DRIVING TOWARD THE FISCAL CLIFF
Lawmakers and fiscal policy experts are voicing deep concern that the nation is headed for a cataclysmic fiscal cliff by the end of the year when more than $1 trillion of automatic spending cuts – equally divided between defense and domestic programs – are scheduled to begin. At the same time, Bush era tax cuts and other tax breaks are set to expire. The Congressional Budget Office, Federal Reserve Chairman Ben Bernanke and other policy experts warn that the combination of the deep spending cuts and the sudden surge in taxes could spur another recession.
The automatic, across the board spending cuts – known as sequestration – were approved by Congress and the Obama administration last July as part of major legislation to raise the debt ceiling while reducing the long term deficit. The Budget Control Act requires $1.2 trillion in automatic cuts over the next decade, with the first $109 billion taking effect January 2, 2013.
But since then, many Republican and Democratic lawmakers, Defense Department officials and budget experts have come to regret the action – fearing that it will lead to a hollow military force and pose hardships for members of the military and their families. Last month, the GOP-dominated House passed legislation that would spare the Pentagon the additional cuts while shifting the burden of savings completely to domestic social programs.
The Bipartisan Policy Center warned in a recent report that the deep savings would greatly add to the country’s economic woes by slowing growth and wiping out more than a million jobs – without putting a dent in the federal debt.
Moreover, the study cautioned that all of the uncertainty about how the sequester will impact the defense industry will have “a paralytic effect.” Unsure of how much in funds they will have available in the coming years, the report said, “program managers at the Pentagon are already delaying signing contracts and slowing the procurement process.”
INTERNAL RESTRUCTURING IS NOT ENOUGH
Lockheed Martin is a case in point. Bob Stevens, the chief executive, said earlier this week that further cuts required under sequestration – on top of the $487 billion of cuts already slated to take effect over the next decade – would cause massive disruption across the defense industry, leading to extensive layoffs, shuttering of plants and an erosion of quality.

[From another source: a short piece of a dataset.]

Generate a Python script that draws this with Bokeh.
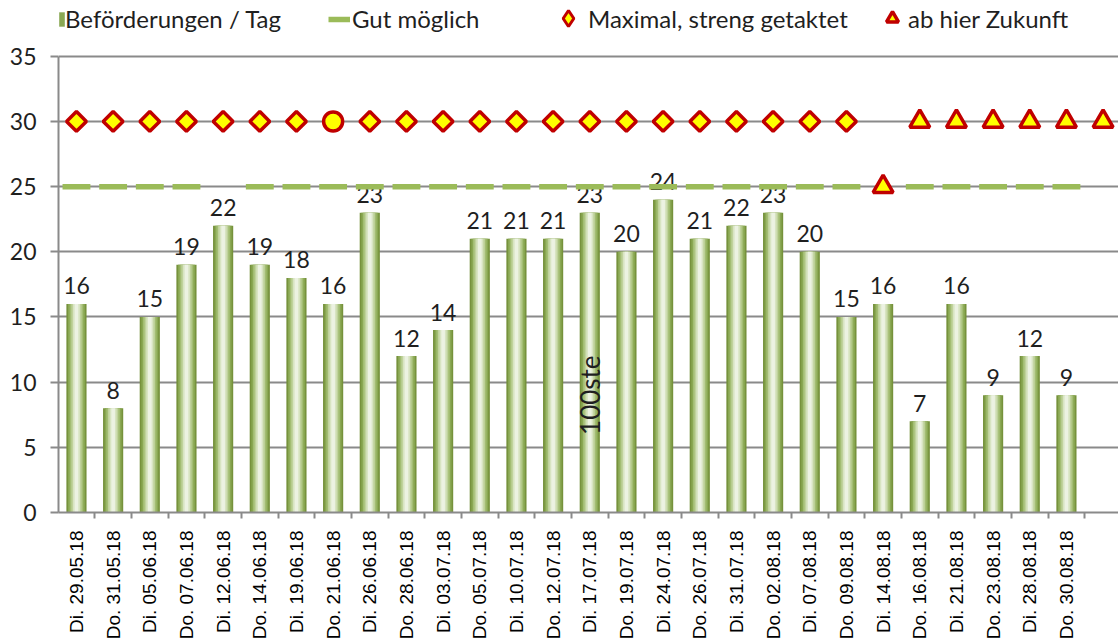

Stevens also warned that Lockheed Martin could face hundreds of millions of dollars in business claims from suppliers if the company is forced to cancel orders or renegotiate contracts with its vast array of suppliers. Many of those smaller companies have signed fixed-price contracts with Lockheed, and would demand that the company make good on its promises. “We’re talking about very substantial amounts of money in claims and requests for equitable adjustment for business disruption,” Stevens told Reuters.
At the same time, Lockheed Martin executives said they were trying hard to reduce the cost of the F-35 Joint Strike Fighter program, the Pentagon's biggest weapons program, but ultimately needed bigger order volumes to make the program affordable.

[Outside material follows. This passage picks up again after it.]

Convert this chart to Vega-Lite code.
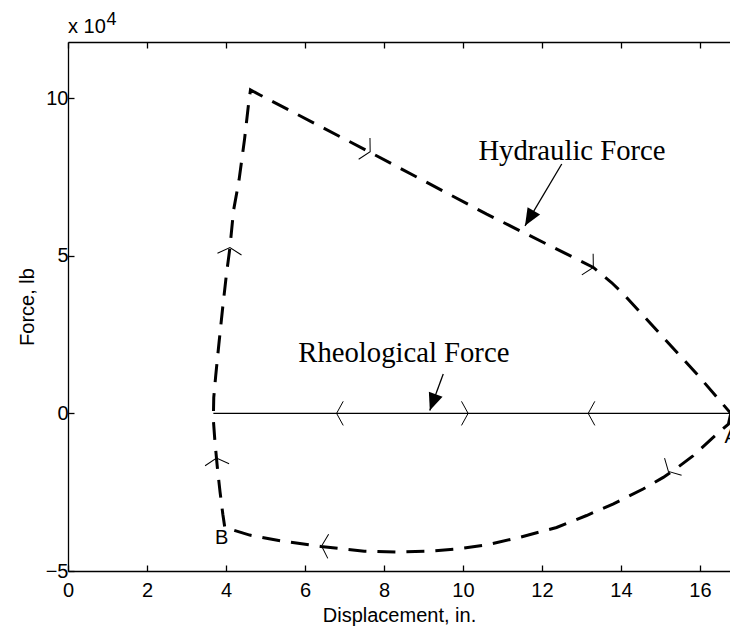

Boeing spends about $40 billion annually in purchasing materials and products from more than 18,500 businesses and vendors throughout the country. The company estimates that it supports 1.3 million supplier-related jobs. Muilenburg told reporters that Boeing’s defense business has been able to offset cuts in the military budgets of the U.S. and European countries by increasing sales to militaries in Asia and the Middle East.
Last April, General Dynamics chairman and chief executive officer Jay Johnson told analysts and reporters, “We are doing everything in our control to position our defense businesses for the declining budget headwind, including continuous improvement initiatives, restructuring, divesting non-core businesses, and headcount reductions.”
While those measures have enabled General Dynamics to maintain defense earnings last year despite declining sales, the company is facing a rocky road with its information science and technology products because of the threat of sequestration.
For example, the government has delayed orders of encryptors – electronic devices that protect classified information as it is transmitted through networks, according to the company. General Dynamics supplies about 85 percent of all encryptors purchased by the Pentagon, and the volume of purchases on that product line has declined this year from previous years’ levels, according to Rob Doolittle, a spokesman for Boeing.
STILL, THERE’S FAT
Some defense budget experts believe there is still plenty of fat in the defense budget, and that industry officials are exaggerating the extent of the problem – especially since the first installment of the defense cut in January will total $50 billion in a $520 billion overall defense budget.
“I think they are basically using the kind of the scare tactics that many lobbying groups unfortunately use in terms of trying to get a point across,” said Lawrence Korb, a veteran defense analyst and senior fellow at the Center for American Progress. “If you take the $50 billion in cuts for next year, it brings you back to where you were in 2007, the next to the last year of the Bush Administration. Also, they can play some games” with the supplemental funds for the Afghanistan and Iraq war effort to blunt the impact of the cuts.
What’s more, the cuts will be made in budget authority for future procurements and project, not immediate outlays of federal funds – meaning there should be a substantial backlog of government projects for defense contractors to turn to. “Money that already has been authorized you can spend, and particularly in procurement money, it’s very rarely ever spent the first year,” Korb said. “So they have a pretty good backlog of things that they can spend the money on.”
A senior executive of a manufacturing company that does substantial business with the Pentagon agreed that his company would suffer little if any short term harm from the sequestration, largely because his company has a substantial backlog of work and can cut back on overtime if necessary to respond to declining work orders.
“Our backlog takes us well into 2013,” said the executive, who declined to be identified in order to speak candidly. “So for us, to put a warn notice out in November would be disingenuous.